Bit-Suleiman in the dripping green lungs of the Lesser Caucasus near Ipnari.
Paul Salopek
A walk across the world is like a long passage of music.
It has its frantic tremolos. (A manic, 35-mile march made one day in the Hejaz desert of Saudi Arabia to reach a precious well.) It has its adagio passages. (Weeks of strolling—literally strolling—between Anatolian villages.) And it has its fermata: the grand pauses between movements. Since December, the Caucasus has been one such break, one such hiatus.

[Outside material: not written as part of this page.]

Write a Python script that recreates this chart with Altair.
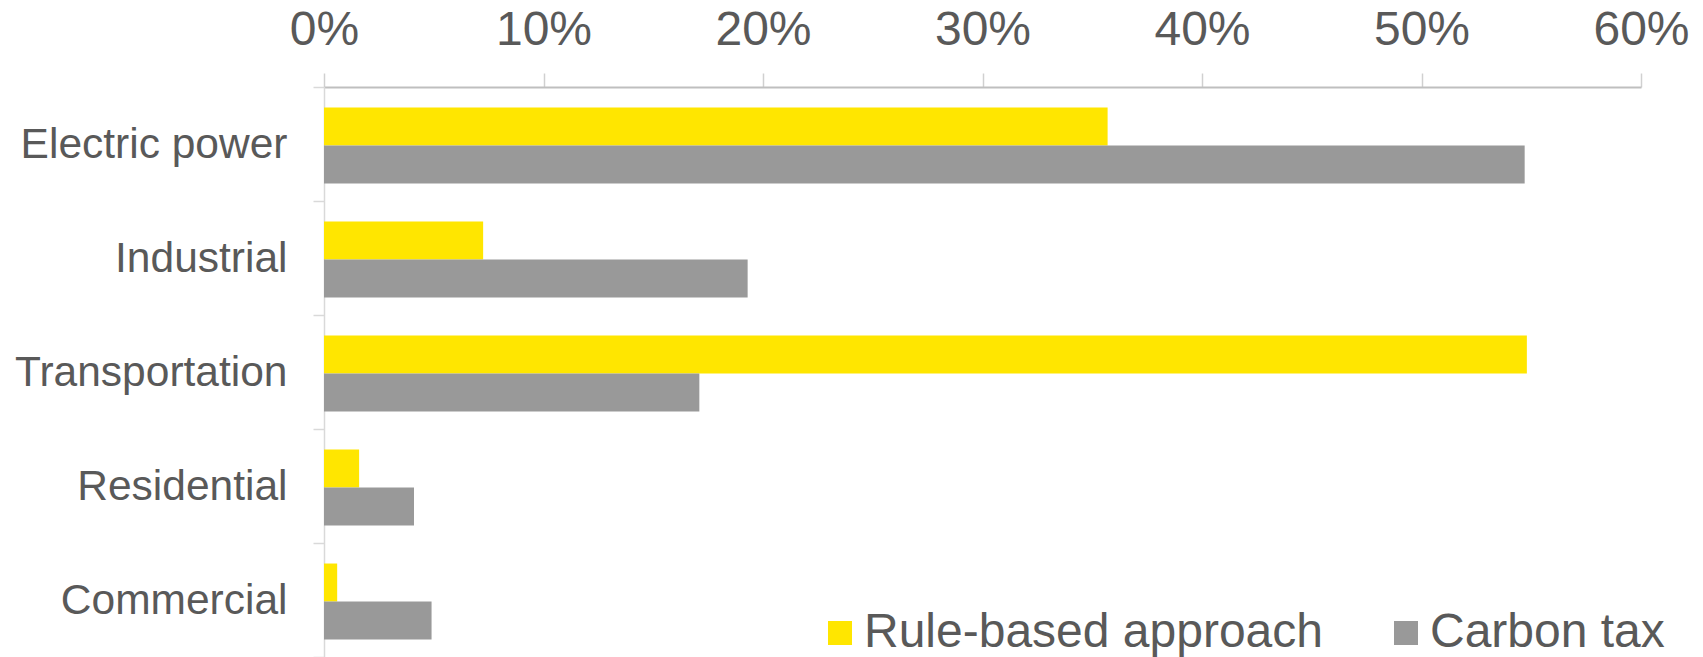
import altair as alt
import pandas as pd

categories = ["Electric power", "Industrial", "Transportation", "Residential", "Commercial"]
series_names = ["Rule-based approach", "Carbon tax"]
rule_based = [0.357, 0.0725, 0.548, 0.016, 0.006]
carbon_tax = [0.547, 0.193, 0.171, 0.041, 0.049]
x_ticks = [0.0, 0.1, 0.2, 0.3, 0.4, 0.5, 0.6]
colors = ["#FFE600", "#999999"]

rows = []
for c, a, b in zip(categories, rule_based, carbon_tax):
    rows.append({"sector": c, "series": series_names[0], "value": a})
    rows.append({"sector": c, "series": series_names[1], "value": b})
df = pd.DataFrame(rows)

FONT = "Liberation Sans"
TXT = "#595959"

chart = alt.Chart(df).mark_bar().encode(
    x=alt.X("value:Q",
            scale=alt.Scale(domain=[0, 0.6], nice=False, zero=True),
            axis=alt.Axis(orient="top", values=x_ticks, format=".0%", title=None, grid=False,
                          domainColor="#BFBFBF", domainWidth=2, tickColor="#D0D0D0",
                          tickSize=14, tickWidth=1.5, labelFont=FONT, labelFontSize=48,
                          labelColor=TXT, labelPadding=19, labelFlush=False)),
    y=alt.Y("sector:N", sort=categories,
            scale=alt.Scale(paddingInner=0, paddingOuter=0),
            axis=alt.Axis(title=None, tickBand="extent", domainColor="#D9D9D9", domainWidth=1.5,
                          tickColor="#D9D9D9", tickWidth=1.5, tickSize=11, labelFont=FONT,
                          labelFontSize=42.5, labelColor=TXT, labelPadding=26, labelLimit=0)),
    yOffset=alt.YOffset("series:N", sort=series_names,
                        scale=alt.Scale(paddingInner=0, paddingOuter=0.5, align=0.54)),
    color=alt.Color("series:N", sort=series_names,
                    scale=alt.Scale(domain=series_names, range=colors),
                    legend=alt.Legend(orient="none", legendX=492, legendY=522, direction="horizontal",
                                      title=None, symbolType="square", symbolSize=576,
                                      symbolStrokeWidth=0, labelFont=FONT, labelFontSize=48,
                                      labelColor=TXT, labelLimit=0, columnPadding=59,
                                      labelOffset=0)),
).properties(
    width=1317, height=570,
    autosize=alt.AutoSizeParams(type="none"),
    padding={"left": 316, "top": 79, "right": 54, "bottom": 0},
).configure_view(stroke=None)

chart.save("out.html", embed_options={"renderer": "svg", "actions": False})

The first humans to discover the world in the Pleistocene—the Stone Age pioneers I am following on this storytelling project—faced enormous obstacles in their paths. In Beringia, the now vanished land bridge linking Siberia and Alaska, they waited 4,000 winters for the glaciers to recede before striding into North America. My own barriers are not of ice, but of imagination, of wisps of ideas, and yet no less maddening: borders and visas. Having been funneled ever northward by the volatile politics of the Middle East, I found myself last year at one of the fabled crossroads of the world—the Caucasus, the rumpled nexus of Europe and Asia. But in our anxious times, even an intersection can become a cul-de-sac. Country after country found reasons to close its doors to the walk. I pivoted. And pivoted again.
No longer.
The way eastward into the immense belly of Asia now lies open.
Dima Bit-Suleiman and I will trek through lush forests, hills, and plains of southern Georgia to reach the border of Azerbaijan. There, I will shake hands with an Azerbaijani walking partner, and pace off the great Caspian Plain down to Baku. From that port city a ship will carry me to the oceanic steppes of Kazakhstan. I will follow the old silk roads into an antique region now globalized, made strategic, by its vast energy reserves.

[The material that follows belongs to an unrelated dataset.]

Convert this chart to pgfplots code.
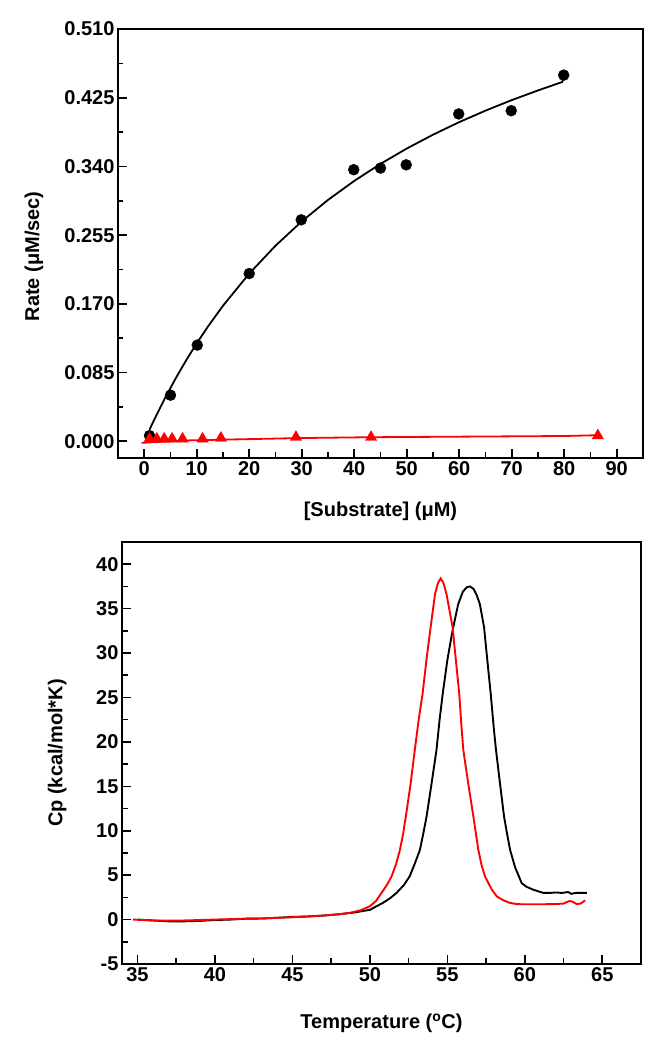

We climb the first pass, Bit-Suleiman and I, through swells of straw-colored grasses. From its summit we peer toward China.
Ziauddin Nasibov counting sheep at the first oasis farm enroute. “Farming here, you neither live or die. You just exist.”
Paul Salopek
Then it is down, down, down—on rubbery, city-softened legs—down slopes of grey scree. To the first ethnic Azeri farmstead. Back into a mosaic of Christianity and Islam, each village different. (Georgian, Armenian, Azeri.) To the plank wood tables of farmers who receive total strangers unfazed. Who offer tea. Who crack us their walnuts chilled by the cold earth under their trees. Who chop their slab-like hands in the direction of the next shelter. A familiar mode of life reawakened: a balance of vulnerability and trust that cuts both ways. The magic, once gain, of first contacts.
We walk east through mist, through mud. Through dripping, dank tunnels of trees—oaks, birches, crab apples—leached lemon-yellow in the fog. Through mud puddles that are hallucinogenic orange like the laterite African roads. And one morning, in the distance: a man carrying a flag slung over his shoulder.
This man travels on foot from village to village, collecting alms during the Shia holy month of Muharram. He seems a primordial wanderer. I tell Dima: Let’s catch him up. And I quicken my footsteps. And I pull out my notebook, my pen, wanting to know more. But I suddenly check myself. I let him go: a mysterious ghost figure in the muzzy distance. We walk on. It is better this way. “Our task is to love that which we do not understand.” A poet wrote that once, to a student.